Short exercise:
Strip the pictures and reproduce the rest of the listing exactly.

..........

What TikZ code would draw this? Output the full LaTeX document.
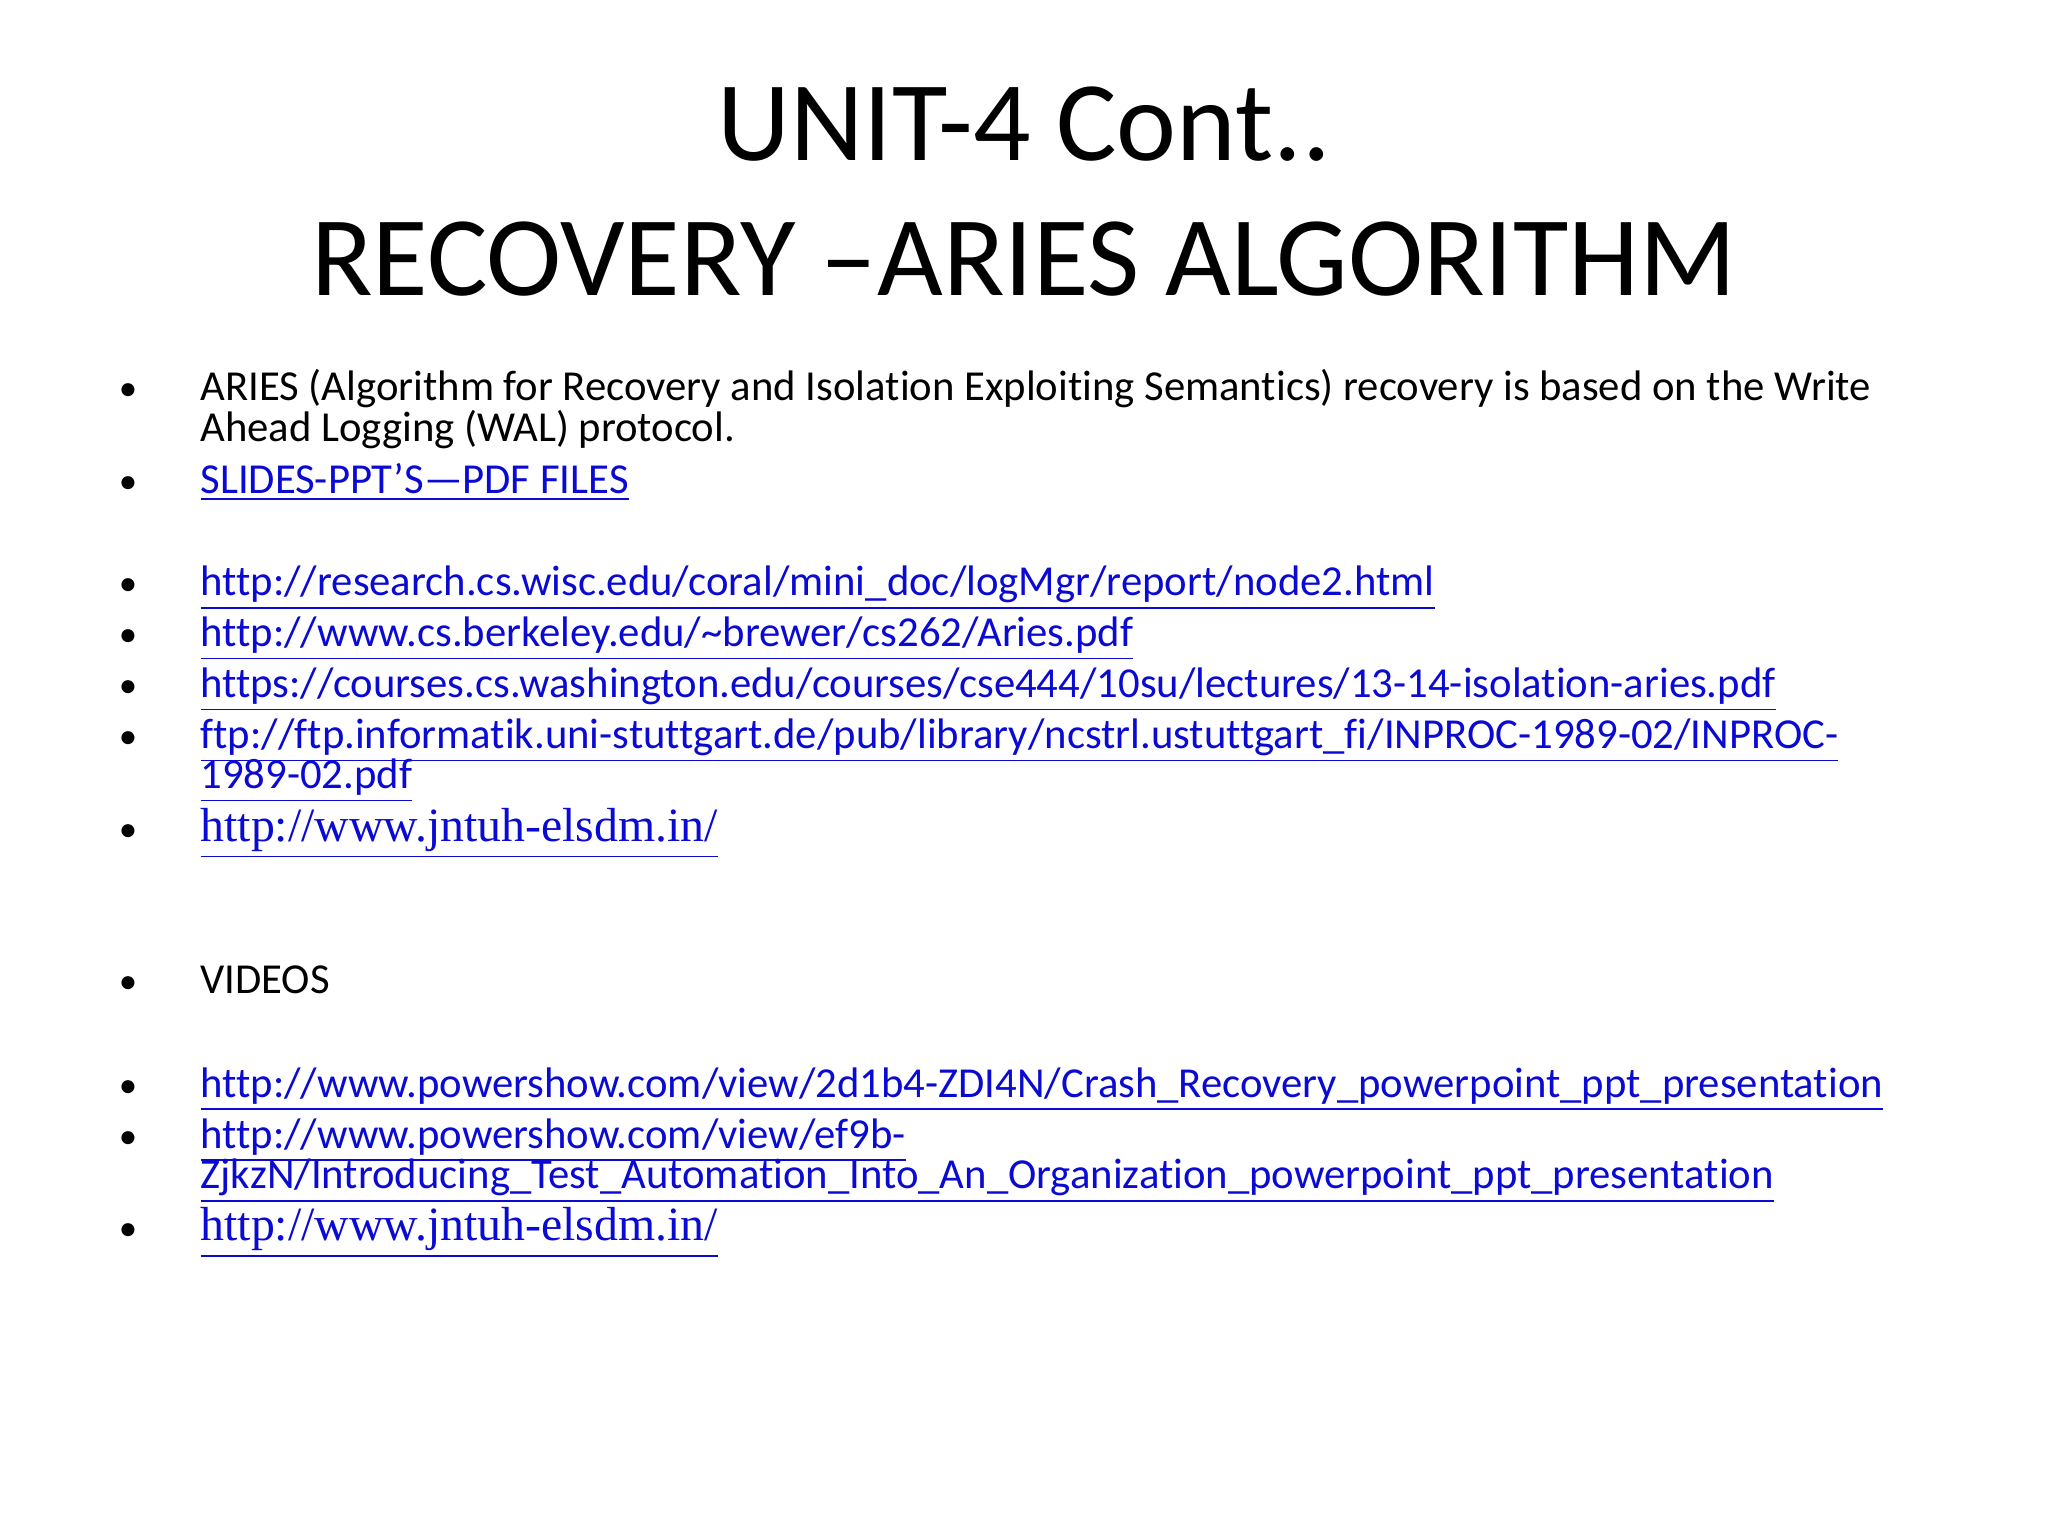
\documentclass[tikz,border=0pt]{standalone}
\usepackage{fontspec}
\setmainfont[Ligatures=NoCommon]{Carlito}
\newfontfamily\serifl{Liberation Serif}
\definecolor{lnk}{RGB}{10,10,210}
\newcommand{\lk}[1]{\textcolor{lnk}{\underline{#1}}}
\begin{document}
\begin{tikzpicture}[x=0.013061cm,y=-0.013061cm,
  title/.style={anchor=base,font=\fontsize{32.3}{38}\selectfont},
  body/.style={anchor=base west,inner sep=0,font=\fontsize{12.15}{14}\selectfont},
  ser/.style={anchor=base west,inner sep=0,font=\serifl\fontsize{13.6}{16}\selectfont},
  bul/.style={anchor=base,inner sep=0,font=\fontsize{10.5}{12}\selectfont}]
\useasboundingbox (0,0) rectangle (1568,1176);
\node[title] (t1) at (784,123) {UNIT-4 Cont..};
\node[title] (t2) at (784,226) {RECOVERY –ARIES ALGORITHM};
\foreach \y in {307,378,456,495,534,573,644,761,840,879,950}{
  \node[bul] at (98,\y) {•};}
\node[body] (l1) at (153,307) {ARIES (Algorithm for Recovery and Isolation Exploiting Semantics) recovery is based on the Write};
\node[body] (l1b) at (153,338) {Ahead Logging (WAL) protocol.};
\node[body] (l2) at (153,378) {\lk{SLIDES-PPT’S—PDF FILES}};
\node[body] (l3) at (153,456) {\lk{http://research.cs.wisc.edu/coral/mini\_doc/logMgr/report/node2.html}};
\node[body] (l4) at (153,495) {\lk{http://www.cs.berkeley.edu/\textasciitilde brewer/cs262/Aries.pdf}};
\node[body] (l5) at (153,534) {\lk{https://courses.cs.washington.edu/courses/cse444/10su/lectures/13-14-isolation-aries.pdf}};
\node[body] (l6) at (153,573) {\lk{ftp://ftp.informatik.uni-stuttgart.de/pub/library/ncstrl.ustuttgart\_fi/INPROC-1989-02/INPROC-}};
\node[body] (l6b) at (153,604) {\lk{1989-02.pdf}};
\node[ser] (l7) at (153,644) {\lk{http://www.jntuh-elsdm.in/}};
\node[body] (l8) at (153,761) {VIDEOS};
\node[body] (l9) at (153,840) {\lk{http://www.powershow.com/view/2d1b4-ZDI4N/Crash\_Recovery\_powerpoint\_ppt\_presentation}};
\node[body] (l10) at (153,879) {\lk{http://www.powershow.com/view/ef9b-}};
\node[body] (l10b) at (153,910) {\lk{ZjkzN/Introducing\_Test\_Automation\_Into\_An\_Organization\_powerpoint\_ppt\_presentation}};
\node[ser] (l11) at (153,950) {\lk{http://www.jntuh-elsdm.in/}};
\end{tikzpicture}
\end{document}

..........

Answer to this exercise:
What TikZ code would draw this? Output the full LaTeX document.
\documentclass[tikz,border=0pt]{standalone}
\usepackage{fontspec}
\setmainfont[Ligatures=NoCommon]{Carlito}
\newfontfamily\serifl{Liberation Serif}
\definecolor{lnk}{RGB}{10,10,210}
\newcommand{\lk}[1]{\textcolor{lnk}{\underline{#1}}}
\begin{document}
\begin{tikzpicture}[x=0.013061cm,y=-0.013061cm,
  title/.style={anchor=base,font=\fontsize{32.3}{38}\selectfont},
  body/.style={anchor=base west,inner sep=0,font=\fontsize{12.15}{14}\selectfont},
  ser/.style={anchor=base west,inner sep=0,font=\serifl\fontsize{13.6}{16}\selectfont},
  bul/.style={anchor=base,inner sep=0,font=\fontsize{10.5}{12}\selectfont}]
\useasboundingbox (0,0) rectangle (1568,1176);
\node[title] (t1) at (784,123) {UNIT-4 Cont..};
\node[title] (t2) at (784,226) {RECOVERY –ARIES ALGORITHM};
\foreach \y in {307,378,456,495,534,573,644,761,840,879,950}{
  \node[bul] at (98,\y) {•};}
\node[body] (l1) at (153,307) {ARIES (Algorithm for Recovery and Isolation Exploiting Semantics) recovery is based on the Write};
\node[body] (l1b) at (153,338) {Ahead Logging (WAL) protocol.};
\node[body] (l2) at (153,378) {\lk{SLIDES-PPT’S—PDF FILES}};
\node[body] (l3) at (153,456) {\lk{http://research.cs.wisc.edu/coral/mini\_doc/logMgr/report/node2.html}};
\node[body] (l4) at (153,495) {\lk{http://www.cs.berkeley.edu/\textasciitilde brewer/cs262/Aries.pdf}};
\node[body] (l5) at (153,534) {\lk{https://courses.cs.washington.edu/courses/cse444/10su/lectures/13-14-isolation-aries.pdf}};
\node[body] (l6) at (153,573) {\lk{ftp://ftp.informatik.uni-stuttgart.de/pub/library/ncstrl.ustuttgart\_fi/INPROC-1989-02/INPROC-}};
\node[body] (l6b) at (153,604) {\lk{1989-02.pdf}};
\node[ser] (l7) at (153,644) {\lk{http://www.jntuh-elsdm.in/}};
\node[body] (l8) at (153,761) {VIDEOS};
\node[body] (l9) at (153,840) {\lk{http://www.powershow.com/view/2d1b4-ZDI4N/Crash\_Recovery\_powerpoint\_ppt\_presentation}};
\node[body] (l10) at (153,879) {\lk{http://www.powershow.com/view/ef9b-}};
\node[body] (l10b) at (153,910) {\lk{ZjkzN/Introducing\_Test\_Automation\_Into\_An\_Organization\_powerpoint\_ppt\_presentation}};
\node[ser] (l11) at (153,950) {\lk{http://www.jntuh-elsdm.in/}};
\end{tikzpicture}
\end{document}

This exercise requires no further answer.